Scan the listing below. Report each line that includes "this".
:: Data supplied ::
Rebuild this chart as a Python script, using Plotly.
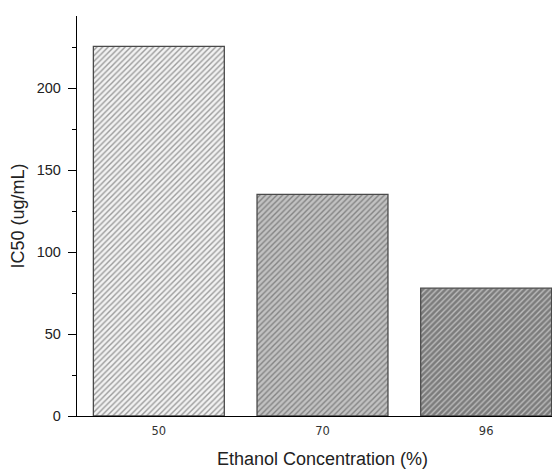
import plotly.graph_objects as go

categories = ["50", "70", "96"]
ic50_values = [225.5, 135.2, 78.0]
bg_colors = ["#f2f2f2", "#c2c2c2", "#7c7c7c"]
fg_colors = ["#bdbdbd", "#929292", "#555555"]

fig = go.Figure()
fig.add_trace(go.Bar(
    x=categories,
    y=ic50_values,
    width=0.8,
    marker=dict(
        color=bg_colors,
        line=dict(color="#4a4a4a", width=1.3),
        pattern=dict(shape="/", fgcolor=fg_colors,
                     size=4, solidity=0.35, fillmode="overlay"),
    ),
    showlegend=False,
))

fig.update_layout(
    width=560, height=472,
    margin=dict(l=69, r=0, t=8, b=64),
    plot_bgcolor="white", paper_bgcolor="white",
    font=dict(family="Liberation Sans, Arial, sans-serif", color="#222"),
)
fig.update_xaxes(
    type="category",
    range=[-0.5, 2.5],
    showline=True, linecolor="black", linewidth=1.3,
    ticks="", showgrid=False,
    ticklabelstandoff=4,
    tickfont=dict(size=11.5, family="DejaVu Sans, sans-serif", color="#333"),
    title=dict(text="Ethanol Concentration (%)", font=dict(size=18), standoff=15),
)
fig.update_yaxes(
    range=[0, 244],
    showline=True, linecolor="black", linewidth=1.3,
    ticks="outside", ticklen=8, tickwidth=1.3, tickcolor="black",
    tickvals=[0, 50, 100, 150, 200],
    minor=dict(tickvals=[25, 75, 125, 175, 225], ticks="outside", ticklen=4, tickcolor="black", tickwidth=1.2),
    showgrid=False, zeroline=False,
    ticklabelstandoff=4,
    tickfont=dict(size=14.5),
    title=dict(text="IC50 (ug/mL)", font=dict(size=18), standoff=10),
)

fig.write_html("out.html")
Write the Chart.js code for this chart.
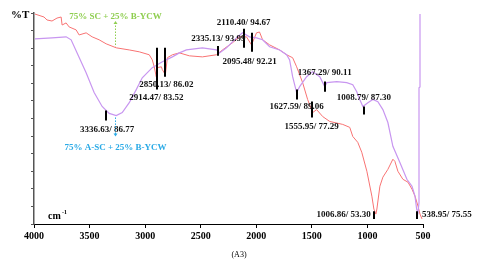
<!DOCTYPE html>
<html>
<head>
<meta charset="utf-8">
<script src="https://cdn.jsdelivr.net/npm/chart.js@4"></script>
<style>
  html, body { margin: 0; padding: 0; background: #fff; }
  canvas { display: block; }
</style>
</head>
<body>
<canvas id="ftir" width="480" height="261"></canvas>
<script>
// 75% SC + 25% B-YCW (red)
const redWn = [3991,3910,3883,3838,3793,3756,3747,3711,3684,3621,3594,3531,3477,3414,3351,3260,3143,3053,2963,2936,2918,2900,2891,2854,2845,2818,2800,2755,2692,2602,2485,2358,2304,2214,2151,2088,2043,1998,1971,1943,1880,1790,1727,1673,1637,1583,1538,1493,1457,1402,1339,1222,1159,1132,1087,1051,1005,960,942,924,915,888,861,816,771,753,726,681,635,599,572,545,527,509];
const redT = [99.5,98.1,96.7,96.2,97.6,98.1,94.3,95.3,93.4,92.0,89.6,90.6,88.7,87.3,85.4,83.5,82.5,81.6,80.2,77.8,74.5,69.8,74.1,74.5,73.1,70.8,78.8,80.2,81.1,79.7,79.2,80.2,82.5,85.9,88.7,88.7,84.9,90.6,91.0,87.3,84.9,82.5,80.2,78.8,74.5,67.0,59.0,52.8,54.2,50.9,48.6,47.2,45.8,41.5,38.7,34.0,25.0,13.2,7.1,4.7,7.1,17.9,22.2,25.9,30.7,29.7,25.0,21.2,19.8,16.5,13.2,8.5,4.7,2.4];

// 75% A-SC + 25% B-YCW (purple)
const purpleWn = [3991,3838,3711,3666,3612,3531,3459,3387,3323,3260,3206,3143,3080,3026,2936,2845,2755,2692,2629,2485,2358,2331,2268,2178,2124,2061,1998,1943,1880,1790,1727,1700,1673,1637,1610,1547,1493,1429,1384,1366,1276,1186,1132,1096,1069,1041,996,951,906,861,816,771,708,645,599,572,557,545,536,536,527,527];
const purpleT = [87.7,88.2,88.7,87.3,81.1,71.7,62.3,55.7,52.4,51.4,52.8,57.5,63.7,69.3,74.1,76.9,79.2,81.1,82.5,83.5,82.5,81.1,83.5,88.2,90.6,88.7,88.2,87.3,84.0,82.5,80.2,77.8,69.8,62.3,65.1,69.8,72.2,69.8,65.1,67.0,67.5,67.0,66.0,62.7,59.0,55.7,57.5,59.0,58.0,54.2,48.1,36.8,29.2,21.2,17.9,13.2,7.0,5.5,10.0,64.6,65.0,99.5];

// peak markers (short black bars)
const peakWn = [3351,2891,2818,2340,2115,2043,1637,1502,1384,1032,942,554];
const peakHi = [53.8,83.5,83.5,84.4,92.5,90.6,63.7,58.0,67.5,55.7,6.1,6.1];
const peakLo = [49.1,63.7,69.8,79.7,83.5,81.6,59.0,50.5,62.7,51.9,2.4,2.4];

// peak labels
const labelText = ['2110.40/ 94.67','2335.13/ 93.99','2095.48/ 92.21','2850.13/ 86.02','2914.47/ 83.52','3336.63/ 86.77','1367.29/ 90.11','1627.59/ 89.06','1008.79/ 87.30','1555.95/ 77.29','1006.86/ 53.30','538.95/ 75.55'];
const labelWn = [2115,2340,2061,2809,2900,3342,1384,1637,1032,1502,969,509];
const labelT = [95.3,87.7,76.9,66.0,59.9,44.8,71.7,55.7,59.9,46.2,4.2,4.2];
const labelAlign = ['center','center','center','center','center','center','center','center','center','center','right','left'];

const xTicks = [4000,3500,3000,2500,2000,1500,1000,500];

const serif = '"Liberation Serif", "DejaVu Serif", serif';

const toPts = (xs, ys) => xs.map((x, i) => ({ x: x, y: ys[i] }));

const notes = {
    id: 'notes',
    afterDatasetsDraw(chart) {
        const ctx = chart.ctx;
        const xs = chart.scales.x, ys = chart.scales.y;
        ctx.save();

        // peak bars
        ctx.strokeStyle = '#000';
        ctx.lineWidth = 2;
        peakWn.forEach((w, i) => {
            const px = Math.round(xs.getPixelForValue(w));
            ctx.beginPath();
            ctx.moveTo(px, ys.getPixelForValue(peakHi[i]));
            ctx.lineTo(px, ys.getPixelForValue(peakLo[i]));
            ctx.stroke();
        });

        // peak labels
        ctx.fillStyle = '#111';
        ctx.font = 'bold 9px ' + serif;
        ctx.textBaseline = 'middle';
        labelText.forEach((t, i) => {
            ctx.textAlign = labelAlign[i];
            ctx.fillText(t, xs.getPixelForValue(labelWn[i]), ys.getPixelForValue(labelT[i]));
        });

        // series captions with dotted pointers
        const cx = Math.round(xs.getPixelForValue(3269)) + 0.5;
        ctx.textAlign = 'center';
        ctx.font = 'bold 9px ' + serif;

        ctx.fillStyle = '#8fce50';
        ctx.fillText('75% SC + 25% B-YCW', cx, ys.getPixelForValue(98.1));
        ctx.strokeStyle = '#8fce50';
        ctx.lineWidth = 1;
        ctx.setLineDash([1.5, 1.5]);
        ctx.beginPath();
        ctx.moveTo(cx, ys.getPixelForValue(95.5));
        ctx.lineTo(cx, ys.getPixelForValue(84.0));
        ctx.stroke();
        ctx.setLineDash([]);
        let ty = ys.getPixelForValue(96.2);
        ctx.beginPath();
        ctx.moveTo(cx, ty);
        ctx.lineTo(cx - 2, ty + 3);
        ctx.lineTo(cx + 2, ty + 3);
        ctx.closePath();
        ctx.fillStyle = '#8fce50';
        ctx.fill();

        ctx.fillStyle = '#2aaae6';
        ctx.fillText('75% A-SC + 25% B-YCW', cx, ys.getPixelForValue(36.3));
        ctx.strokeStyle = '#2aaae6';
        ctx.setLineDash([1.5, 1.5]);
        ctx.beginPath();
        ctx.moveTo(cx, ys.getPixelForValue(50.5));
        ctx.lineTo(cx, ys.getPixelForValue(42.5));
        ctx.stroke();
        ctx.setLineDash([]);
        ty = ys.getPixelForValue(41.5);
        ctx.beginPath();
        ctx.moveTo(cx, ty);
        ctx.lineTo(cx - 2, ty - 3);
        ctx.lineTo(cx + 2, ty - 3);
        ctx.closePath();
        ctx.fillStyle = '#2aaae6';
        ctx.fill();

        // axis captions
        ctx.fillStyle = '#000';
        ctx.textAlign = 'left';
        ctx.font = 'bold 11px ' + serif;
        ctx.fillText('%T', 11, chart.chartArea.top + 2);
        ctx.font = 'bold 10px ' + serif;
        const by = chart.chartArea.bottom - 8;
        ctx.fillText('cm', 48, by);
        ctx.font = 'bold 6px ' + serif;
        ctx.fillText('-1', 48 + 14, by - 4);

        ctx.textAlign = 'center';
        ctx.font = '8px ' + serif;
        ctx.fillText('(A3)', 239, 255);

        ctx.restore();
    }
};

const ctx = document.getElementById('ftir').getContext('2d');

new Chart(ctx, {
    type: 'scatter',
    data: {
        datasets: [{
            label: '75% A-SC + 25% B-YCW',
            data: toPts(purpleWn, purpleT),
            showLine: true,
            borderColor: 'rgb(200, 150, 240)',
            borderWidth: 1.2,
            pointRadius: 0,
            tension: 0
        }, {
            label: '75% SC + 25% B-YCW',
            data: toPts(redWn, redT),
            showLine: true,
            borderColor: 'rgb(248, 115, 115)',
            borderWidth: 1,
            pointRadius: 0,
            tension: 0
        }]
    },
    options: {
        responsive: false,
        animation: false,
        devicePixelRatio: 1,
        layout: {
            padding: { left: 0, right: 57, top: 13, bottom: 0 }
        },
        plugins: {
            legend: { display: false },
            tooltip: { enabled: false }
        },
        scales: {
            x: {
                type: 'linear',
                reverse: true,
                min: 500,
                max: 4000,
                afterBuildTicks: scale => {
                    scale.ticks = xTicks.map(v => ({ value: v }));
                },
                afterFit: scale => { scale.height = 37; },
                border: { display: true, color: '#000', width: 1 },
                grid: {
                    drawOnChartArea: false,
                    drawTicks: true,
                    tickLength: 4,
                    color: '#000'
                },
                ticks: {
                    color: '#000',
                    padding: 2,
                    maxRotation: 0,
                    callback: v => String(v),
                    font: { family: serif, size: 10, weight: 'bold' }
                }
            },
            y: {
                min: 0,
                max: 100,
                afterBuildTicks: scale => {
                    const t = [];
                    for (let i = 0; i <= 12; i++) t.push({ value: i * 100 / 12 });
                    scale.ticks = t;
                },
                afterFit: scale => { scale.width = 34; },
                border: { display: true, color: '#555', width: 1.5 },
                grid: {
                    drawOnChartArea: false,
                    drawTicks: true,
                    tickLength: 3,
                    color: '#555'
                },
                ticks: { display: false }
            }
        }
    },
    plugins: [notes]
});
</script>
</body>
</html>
:::
• **Finished exercise**:
Rebuild this chart as a Python script, using Plotly.
Write the Chart.js code for this chart.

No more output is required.